MacKuz pisze:
Ustalmy fakty:
Yetiii pisze:
na trasie pedał gazu wpadł w podłoge a po zatrzymaniu samochodu rozrusznik już nie żył
co ma pedał gazu do rozrusznika - no może jak wpadł to urwał kabelek idący od stacyjki do elektromagnesu.
Miałem na mysli że silnik wpadł na wysokie obroty (do których nie jest przyzwyczajony) i może zakręcił gdzieś rozrusznikiem... przyznam się że niewielkie mam pojęcie o tym co jest pod maską mojego merca
...zaraz postaram się przeprowadzić wskazane próby
=============
Właśnie wracam od samochodu... normalnie cuda!
Rozrusznik padł 24 czerwca na trasie Warszawa-Chorzów-Warszawa, 2 lipca zrobiłem nim trase Warsawa-Rzeszów i od tamtej pory samochód stał pod domem...

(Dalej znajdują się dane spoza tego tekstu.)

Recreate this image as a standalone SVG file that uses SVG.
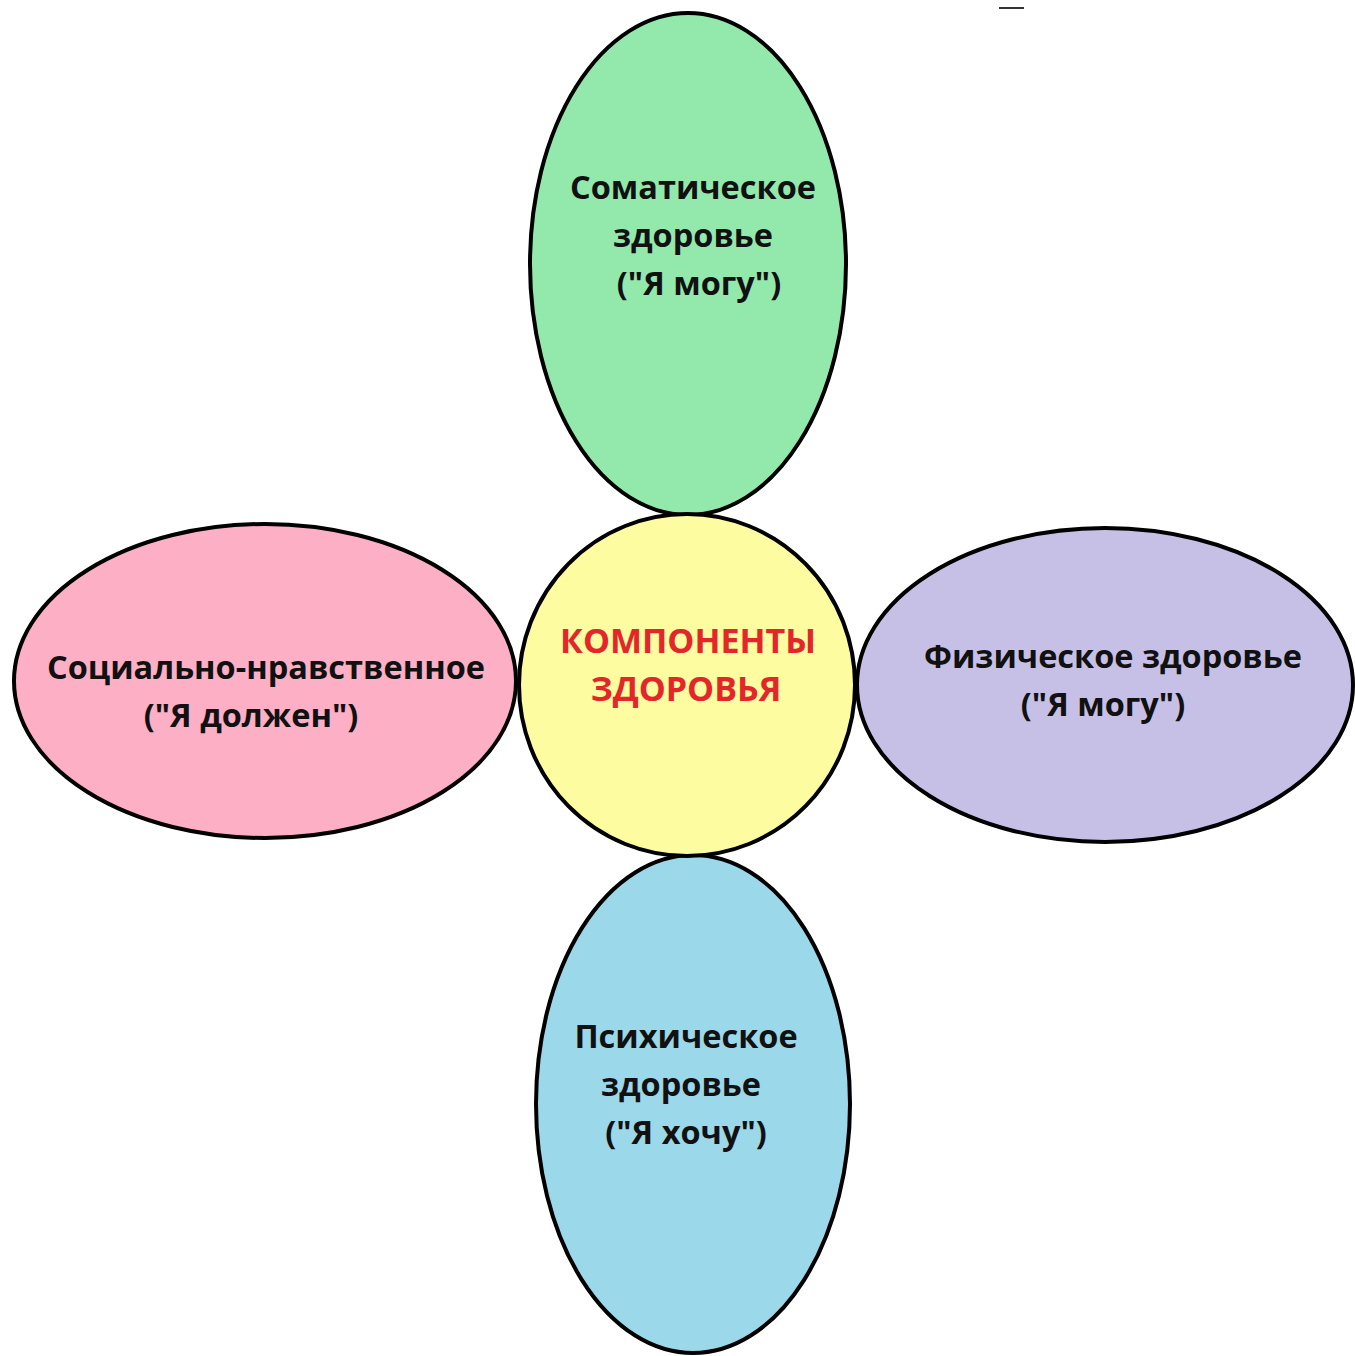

W piątek szykuje mi się operacja kolan więc chciałem przywrócić samochód do życia aby jak najbardziej ułatwić sobie poruszanie się po okolicy... wsiadłem przed chwilą do samochodu, pociągnołem za hebel... przezmniej niż pół sekundy samochodzik zastanawiał się czy zakręcić i w końcu się udało!!! i kilka następnych prób też zapalił... bez zastanawiania się!!!
Wczesniej próbowałem odpalić samochód już kilkadziesiąt razy, przy różnych czasach grzania silnika i nic... jestem zaskoczony!